What needs to be done:
Exactly the lines from the one containing "Emit a Python" through the one containing "2021, 2022, 2023]" must be returned; include both ends and nothing else.

**** Given records

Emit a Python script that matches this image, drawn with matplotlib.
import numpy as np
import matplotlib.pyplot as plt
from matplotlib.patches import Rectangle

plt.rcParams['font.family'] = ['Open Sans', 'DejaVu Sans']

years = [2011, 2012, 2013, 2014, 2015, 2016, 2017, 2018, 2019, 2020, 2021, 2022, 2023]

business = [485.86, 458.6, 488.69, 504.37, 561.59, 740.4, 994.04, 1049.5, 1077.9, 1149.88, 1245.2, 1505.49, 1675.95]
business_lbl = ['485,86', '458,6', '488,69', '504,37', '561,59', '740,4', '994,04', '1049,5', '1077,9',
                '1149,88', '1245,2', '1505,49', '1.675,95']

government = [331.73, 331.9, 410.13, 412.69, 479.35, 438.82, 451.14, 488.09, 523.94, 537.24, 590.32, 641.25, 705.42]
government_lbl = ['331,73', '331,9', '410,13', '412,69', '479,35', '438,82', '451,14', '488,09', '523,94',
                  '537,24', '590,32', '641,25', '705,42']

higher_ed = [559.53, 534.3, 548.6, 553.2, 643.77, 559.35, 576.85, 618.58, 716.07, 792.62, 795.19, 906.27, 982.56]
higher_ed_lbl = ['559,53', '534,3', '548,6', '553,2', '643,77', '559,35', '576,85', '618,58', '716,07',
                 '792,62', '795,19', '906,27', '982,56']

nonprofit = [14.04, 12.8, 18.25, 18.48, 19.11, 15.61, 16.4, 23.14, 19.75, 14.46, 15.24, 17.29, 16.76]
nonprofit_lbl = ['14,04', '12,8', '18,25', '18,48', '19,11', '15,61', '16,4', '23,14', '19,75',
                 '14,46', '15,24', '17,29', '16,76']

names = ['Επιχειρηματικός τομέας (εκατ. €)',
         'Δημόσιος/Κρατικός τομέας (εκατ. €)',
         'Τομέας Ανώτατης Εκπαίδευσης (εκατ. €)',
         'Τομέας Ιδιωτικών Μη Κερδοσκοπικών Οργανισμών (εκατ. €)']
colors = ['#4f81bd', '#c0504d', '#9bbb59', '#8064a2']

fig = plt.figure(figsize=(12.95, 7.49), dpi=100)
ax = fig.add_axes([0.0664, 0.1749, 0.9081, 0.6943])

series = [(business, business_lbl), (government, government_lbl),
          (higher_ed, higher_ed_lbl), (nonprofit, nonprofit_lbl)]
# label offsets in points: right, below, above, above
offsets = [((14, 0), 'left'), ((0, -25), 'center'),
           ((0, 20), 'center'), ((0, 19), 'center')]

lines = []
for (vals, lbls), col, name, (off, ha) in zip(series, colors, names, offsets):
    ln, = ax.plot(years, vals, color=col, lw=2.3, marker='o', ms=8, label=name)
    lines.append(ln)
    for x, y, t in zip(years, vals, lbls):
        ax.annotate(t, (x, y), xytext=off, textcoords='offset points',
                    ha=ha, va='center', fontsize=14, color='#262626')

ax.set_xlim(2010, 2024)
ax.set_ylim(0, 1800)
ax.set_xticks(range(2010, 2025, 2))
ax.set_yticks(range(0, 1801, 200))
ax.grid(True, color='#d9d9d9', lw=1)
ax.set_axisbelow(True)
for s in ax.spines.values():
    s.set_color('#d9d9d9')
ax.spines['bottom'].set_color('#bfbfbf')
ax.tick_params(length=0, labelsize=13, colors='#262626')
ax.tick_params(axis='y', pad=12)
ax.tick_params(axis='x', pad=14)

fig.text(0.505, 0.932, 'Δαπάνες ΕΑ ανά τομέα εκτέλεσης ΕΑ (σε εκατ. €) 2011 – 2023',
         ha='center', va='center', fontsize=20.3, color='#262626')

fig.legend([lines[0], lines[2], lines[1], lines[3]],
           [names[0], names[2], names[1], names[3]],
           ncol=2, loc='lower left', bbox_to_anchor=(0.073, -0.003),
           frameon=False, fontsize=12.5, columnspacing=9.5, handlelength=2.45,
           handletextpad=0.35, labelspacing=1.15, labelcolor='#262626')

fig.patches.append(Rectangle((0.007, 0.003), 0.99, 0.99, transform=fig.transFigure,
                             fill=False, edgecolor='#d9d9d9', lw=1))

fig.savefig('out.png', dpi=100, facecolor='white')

********
**** Given records

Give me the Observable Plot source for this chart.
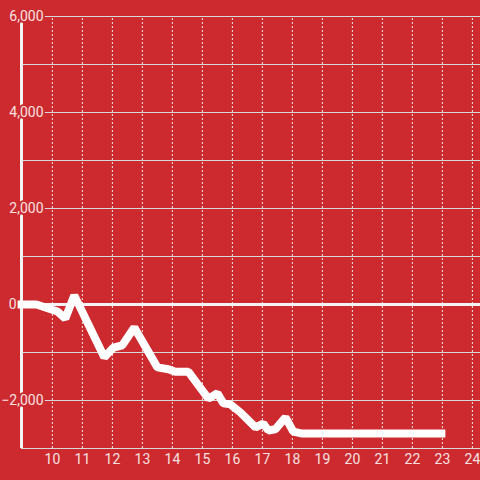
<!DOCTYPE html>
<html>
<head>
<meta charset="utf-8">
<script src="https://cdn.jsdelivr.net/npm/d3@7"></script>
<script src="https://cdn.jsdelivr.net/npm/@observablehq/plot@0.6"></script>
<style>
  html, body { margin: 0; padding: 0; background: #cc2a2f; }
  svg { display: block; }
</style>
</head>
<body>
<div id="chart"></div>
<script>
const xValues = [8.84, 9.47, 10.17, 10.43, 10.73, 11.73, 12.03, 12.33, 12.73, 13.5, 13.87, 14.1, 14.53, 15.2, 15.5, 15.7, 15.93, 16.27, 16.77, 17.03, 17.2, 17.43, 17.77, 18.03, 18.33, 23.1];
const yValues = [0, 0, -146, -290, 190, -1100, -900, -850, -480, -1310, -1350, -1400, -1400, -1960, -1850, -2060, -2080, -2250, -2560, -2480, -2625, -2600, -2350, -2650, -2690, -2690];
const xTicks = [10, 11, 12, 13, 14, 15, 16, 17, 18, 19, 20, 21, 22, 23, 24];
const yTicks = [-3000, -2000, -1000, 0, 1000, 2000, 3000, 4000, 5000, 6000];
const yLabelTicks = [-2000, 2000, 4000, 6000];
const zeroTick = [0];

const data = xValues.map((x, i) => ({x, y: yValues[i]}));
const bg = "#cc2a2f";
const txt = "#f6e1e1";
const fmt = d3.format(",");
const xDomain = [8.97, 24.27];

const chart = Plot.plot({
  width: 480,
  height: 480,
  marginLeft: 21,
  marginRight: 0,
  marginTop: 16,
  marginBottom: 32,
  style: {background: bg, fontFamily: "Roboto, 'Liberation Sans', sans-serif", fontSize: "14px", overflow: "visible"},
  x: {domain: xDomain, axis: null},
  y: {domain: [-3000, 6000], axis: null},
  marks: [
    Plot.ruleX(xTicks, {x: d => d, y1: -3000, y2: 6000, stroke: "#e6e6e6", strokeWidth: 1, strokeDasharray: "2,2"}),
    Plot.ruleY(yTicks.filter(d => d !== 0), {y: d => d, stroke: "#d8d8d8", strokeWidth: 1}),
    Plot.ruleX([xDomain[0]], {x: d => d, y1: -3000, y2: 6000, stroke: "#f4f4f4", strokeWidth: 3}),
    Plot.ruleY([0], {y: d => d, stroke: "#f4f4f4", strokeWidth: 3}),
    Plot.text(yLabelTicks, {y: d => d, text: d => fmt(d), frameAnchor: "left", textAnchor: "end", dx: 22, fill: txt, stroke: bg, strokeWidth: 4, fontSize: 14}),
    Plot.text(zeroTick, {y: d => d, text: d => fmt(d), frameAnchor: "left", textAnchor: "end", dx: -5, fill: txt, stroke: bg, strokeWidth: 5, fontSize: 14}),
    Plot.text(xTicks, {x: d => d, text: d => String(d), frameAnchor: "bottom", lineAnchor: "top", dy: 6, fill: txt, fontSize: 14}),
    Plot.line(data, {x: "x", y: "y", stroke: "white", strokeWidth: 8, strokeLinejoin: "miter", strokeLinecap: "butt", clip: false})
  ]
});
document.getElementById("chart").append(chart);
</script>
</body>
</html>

********

Response:
Emit a Python script that matches this image, drawn with matplotlib.
import numpy as np
import matplotlib.pyplot as plt
from matplotlib.patches import Rectangle

plt.rcParams['font.family'] = ['Open Sans', 'DejaVu Sans']

years = [2011, 2012, 2013, 2014, 2015, 2016, 2017, 2018, 2019, 2020, 2021, 2022, 2023]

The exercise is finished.